[Charts and diagrams as code]
%%

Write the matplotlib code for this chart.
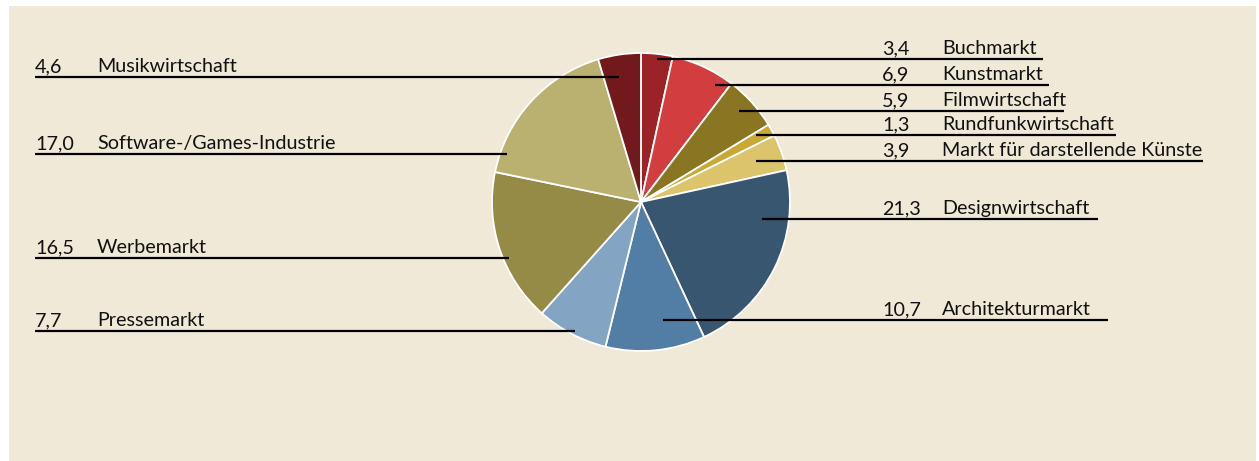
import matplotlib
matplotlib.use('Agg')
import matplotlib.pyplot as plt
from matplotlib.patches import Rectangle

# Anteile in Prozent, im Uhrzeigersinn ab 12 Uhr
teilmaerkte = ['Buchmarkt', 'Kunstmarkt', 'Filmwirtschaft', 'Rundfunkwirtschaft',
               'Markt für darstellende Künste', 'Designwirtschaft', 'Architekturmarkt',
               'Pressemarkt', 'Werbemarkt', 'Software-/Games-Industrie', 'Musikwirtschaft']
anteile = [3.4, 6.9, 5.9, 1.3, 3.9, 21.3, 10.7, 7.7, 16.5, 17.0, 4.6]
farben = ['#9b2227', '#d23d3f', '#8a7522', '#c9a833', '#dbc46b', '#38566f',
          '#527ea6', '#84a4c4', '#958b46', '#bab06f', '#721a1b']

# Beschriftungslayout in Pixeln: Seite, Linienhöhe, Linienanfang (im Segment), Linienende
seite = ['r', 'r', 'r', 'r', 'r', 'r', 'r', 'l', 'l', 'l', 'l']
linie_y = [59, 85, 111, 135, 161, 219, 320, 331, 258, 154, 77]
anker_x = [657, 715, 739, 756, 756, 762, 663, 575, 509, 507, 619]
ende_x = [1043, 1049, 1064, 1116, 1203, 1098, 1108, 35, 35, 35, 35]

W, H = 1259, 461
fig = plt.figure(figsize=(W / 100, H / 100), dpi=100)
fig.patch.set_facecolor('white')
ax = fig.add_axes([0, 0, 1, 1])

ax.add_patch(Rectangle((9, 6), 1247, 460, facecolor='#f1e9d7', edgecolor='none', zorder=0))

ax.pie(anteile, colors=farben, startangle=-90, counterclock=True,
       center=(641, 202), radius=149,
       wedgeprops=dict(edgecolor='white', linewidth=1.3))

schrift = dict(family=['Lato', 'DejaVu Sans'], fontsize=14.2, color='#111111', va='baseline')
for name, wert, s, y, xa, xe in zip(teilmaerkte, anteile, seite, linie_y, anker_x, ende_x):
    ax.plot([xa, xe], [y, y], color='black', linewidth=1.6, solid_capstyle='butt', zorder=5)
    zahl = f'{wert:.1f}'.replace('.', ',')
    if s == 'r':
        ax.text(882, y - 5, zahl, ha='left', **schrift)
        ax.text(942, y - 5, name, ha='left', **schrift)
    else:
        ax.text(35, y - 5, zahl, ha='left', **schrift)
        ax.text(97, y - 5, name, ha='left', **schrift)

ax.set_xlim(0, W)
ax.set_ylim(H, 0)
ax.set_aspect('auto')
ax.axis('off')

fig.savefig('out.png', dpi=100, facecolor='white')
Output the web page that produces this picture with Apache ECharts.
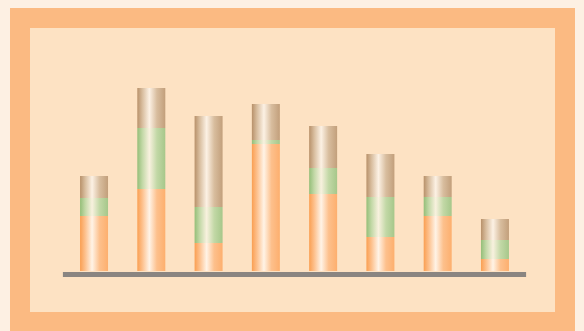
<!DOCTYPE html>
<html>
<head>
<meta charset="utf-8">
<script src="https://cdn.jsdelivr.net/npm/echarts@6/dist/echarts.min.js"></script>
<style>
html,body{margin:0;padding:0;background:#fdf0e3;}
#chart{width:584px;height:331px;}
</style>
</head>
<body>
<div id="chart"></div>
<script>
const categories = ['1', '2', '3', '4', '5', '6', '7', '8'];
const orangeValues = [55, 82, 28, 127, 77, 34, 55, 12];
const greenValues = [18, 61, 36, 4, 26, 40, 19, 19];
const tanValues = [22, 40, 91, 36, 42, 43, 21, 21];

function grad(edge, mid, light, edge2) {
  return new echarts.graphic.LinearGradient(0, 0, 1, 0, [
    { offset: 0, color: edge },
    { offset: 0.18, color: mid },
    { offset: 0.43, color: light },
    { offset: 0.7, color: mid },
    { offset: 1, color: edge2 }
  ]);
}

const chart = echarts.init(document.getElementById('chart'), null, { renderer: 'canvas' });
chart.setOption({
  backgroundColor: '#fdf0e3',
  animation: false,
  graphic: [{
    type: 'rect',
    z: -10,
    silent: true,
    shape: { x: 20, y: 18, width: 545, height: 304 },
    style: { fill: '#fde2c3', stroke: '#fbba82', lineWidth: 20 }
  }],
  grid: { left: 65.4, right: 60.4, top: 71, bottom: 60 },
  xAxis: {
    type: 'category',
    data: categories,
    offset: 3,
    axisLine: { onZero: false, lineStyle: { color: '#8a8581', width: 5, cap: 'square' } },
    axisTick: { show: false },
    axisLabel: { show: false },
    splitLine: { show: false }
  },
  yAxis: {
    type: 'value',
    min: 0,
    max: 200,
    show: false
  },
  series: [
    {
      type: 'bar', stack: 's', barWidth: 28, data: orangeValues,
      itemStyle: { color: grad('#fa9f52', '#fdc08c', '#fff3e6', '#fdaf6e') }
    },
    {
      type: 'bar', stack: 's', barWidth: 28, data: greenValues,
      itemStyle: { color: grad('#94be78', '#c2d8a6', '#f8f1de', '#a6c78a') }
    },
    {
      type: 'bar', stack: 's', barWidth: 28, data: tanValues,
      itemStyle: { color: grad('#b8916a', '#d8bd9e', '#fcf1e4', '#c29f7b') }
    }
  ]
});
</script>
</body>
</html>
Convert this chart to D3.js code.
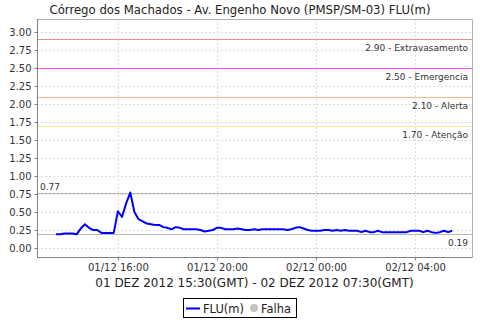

%%

Aim:
In your copy, leave out the pictures and reproduce the material above exactly.

Response to this exercise:
Write the matplotlib code for this chart.
import matplotlib
matplotlib.use('Agg')
import matplotlib.pyplot as plt
from matplotlib.patches import Rectangle

# Anteile in Prozent, im Uhrzeigersinn ab 12 Uhr
teilmaerkte = ['Buchmarkt', 'Kunstmarkt', 'Filmwirtschaft', 'Rundfunkwirtschaft',
               'Markt für darstellende Künste', 'Designwirtschaft', 'Architekturmarkt',
               'Pressemarkt', 'Werbemarkt', 'Software-/Games-Industrie', 'Musikwirtschaft']
anteile = [3.4, 6.9, 5.9, 1.3, 3.9, 21.3, 10.7, 7.7, 16.5, 17.0, 4.6]
farben = ['#9b2227', '#d23d3f', '#8a7522', '#c9a833', '#dbc46b', '#38566f',
          '#527ea6', '#84a4c4', '#958b46', '#bab06f', '#721a1b']

# Beschriftungslayout in Pixeln: Seite, Linienhöhe, Linienanfang (im Segment), Linienende
seite = ['r', 'r', 'r', 'r', 'r', 'r', 'r', 'l', 'l', 'l', 'l']
linie_y = [59, 85, 111, 135, 161, 219, 320, 331, 258, 154, 77]
anker_x = [657, 715, 739, 756, 756, 762, 663, 575, 509, 507, 619]
ende_x = [1043, 1049, 1064, 1116, 1203, 1098, 1108, 35, 35, 35, 35]

W, H = 1259, 461
fig = plt.figure(figsize=(W / 100, H / 100), dpi=100)
fig.patch.set_facecolor('white')
ax = fig.add_axes([0, 0, 1, 1])

ax.add_patch(Rectangle((9, 6), 1247, 460, facecolor='#f1e9d7', edgecolor='none', zorder=0))

ax.pie(anteile, colors=farben, startangle=-90, counterclock=True,
       center=(641, 202), radius=149,
       wedgeprops=dict(edgecolor='white', linewidth=1.3))

schrift = dict(family=['Lato', 'DejaVu Sans'], fontsize=14.2, color='#111111', va='baseline')
for name, wert, s, y, xa, xe in zip(teilmaerkte, anteile, seite, linie_y, anker_x, ende_x):
    ax.plot([xa, xe], [y, y], color='black', linewidth=1.6, solid_capstyle='butt', zorder=5)
    zahl = f'{wert:.1f}'.replace('.', ',')
    if s == 'r':
        ax.text(882, y - 5, zahl, ha='left', **schrift)
        ax.text(942, y - 5, name, ha='left', **schrift)
    else:
        ax.text(35, y - 5, zahl, ha='left', **schrift)
        ax.text(97, y - 5, name, ha='left', **schrift)

ax.set_xlim(0, W)
ax.set_ylim(H, 0)
ax.set_aspect('auto')
ax.axis('off')

fig.savefig('out.png', dpi=100, facecolor='white')
Output the web page that produces this picture with Apache ECharts.
<!DOCTYPE html>
<html>
<head>
<meta charset="utf-8">
<script src="https://cdn.jsdelivr.net/npm/echarts@6/dist/echarts.min.js"></script>
<style>
html,body{margin:0;padding:0;background:#fdf0e3;}
#chart{width:584px;height:331px;}
</style>
</head>
<body>
<div id="chart"></div>
<script>
const categories = ['1', '2', '3', '4', '5', '6', '7', '8'];
const orangeValues = [55, 82, 28, 127, 77, 34, 55, 12];
const greenValues = [18, 61, 36, 4, 26, 40, 19, 19];
const tanValues = [22, 40, 91, 36, 42, 43, 21, 21];

function grad(edge, mid, light, edge2) {
  return new echarts.graphic.LinearGradient(0, 0, 1, 0, [
    { offset: 0, color: edge },
    { offset: 0.18, color: mid },
    { offset: 0.43, color: light },
    { offset: 0.7, color: mid },
    { offset: 1, color: edge2 }
  ]);
}

const chart = echarts.init(document.getElementById('chart'), null, { renderer: 'canvas' });
chart.setOption({
  backgroundColor: '#fdf0e3',
  animation: false,
  graphic: [{
    type: 'rect',
    z: -10,
    silent: true,
    shape: { x: 20, y: 18, width: 545, height: 304 },
    style: { fill: '#fde2c3', stroke: '#fbba82', lineWidth: 20 }
  }],
  grid: { left: 65.4, right: 60.4, top: 71, bottom: 60 },
  xAxis: {
    type: 'category',
    data: categories,
    offset: 3,
    axisLine: { onZero: false, lineStyle: { color: '#8a8581', width: 5, cap: 'square' } },
    axisTick: { show: false },
    axisLabel: { show: false },
    splitLine: { show: false }
  },
  yAxis: {
    type: 'value',
    min: 0,
    max: 200,
    show: false
  },
  series: [
    {
      type: 'bar', stack: 's', barWidth: 28, data: orangeValues,
      itemStyle: { color: grad('#fa9f52', '#fdc08c', '#fff3e6', '#fdaf6e') }
    },
    {
      type: 'bar', stack: 's', barWidth: 28, data: greenValues,
      itemStyle: { color: grad('#94be78', '#c2d8a6', '#f8f1de', '#a6c78a') }
    },
    {
      type: 'bar', stack: 's', barWidth: 28, data: tanValues,
      itemStyle: { color: grad('#b8916a', '#d8bd9e', '#fcf1e4', '#c29f7b') }
    }
  ]
});
</script>
</body>
</html>
Convert this chart to D3.js code.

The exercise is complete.